The breakfast will conclude with a sweet ending that could be anything from a mini waffle or mini crepe with nutella ricotta to mini blinis or a mini maple pancake.
“We don’t want to position [ourselves] as a place you only go once a year, but some place you want to come to and see what’s happening,” Brechbühl said.
In terms of the physical space, the dining room will have an updated yet rustic feel with reclaimed wood tabletops. The dining experience will expand its presence on the property as a whole with the installation of a culinary garden, outdoor eating options and a barn renovation.
“One of the things that kills me is Henniker is such a great location,” Barnes said. “There’s a need for food here and there’s not a lot of options … it’s like, we have this great space, how can we get the local people involved and bring them here? 
Inside the inn
Changes to the inn will mostly be done in the form of upgrades and creating a cohesive theme. One motif will be goats — both in the artwork and with live goats frolicking about the outside property.
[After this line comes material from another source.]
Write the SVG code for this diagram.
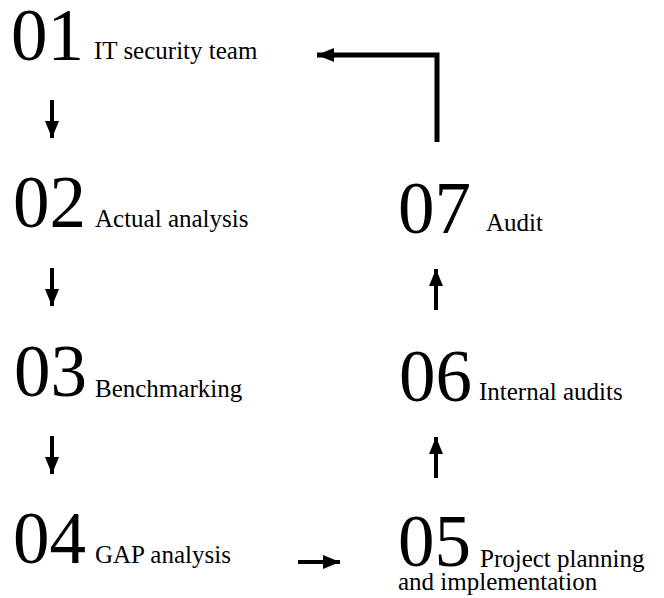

They plan to redo the upstairs floors, upgrade the beds, mattress and pillows, expand and redo some of the bathrooms and undergo a general technology upgrade, hopefully completing everything by the start of the summer season.
“We’re also enhancing guest services,”  Brechbühl said, like putting Granite State Candy Shoppe chocolate truffles in each room and offering a coffee service using Keene’s Terra Nova Organic Coffee Roasters at the end of each floor hallway in the mornings.
“Just simple little nuances, little touches,” Barnes added. “We really want to ...  I don’t want to say help Henniker, but we really want to work with them and make it our home for quite some time.” 
“We want it to be a mutually beneficial relationship,” Brechbühl said.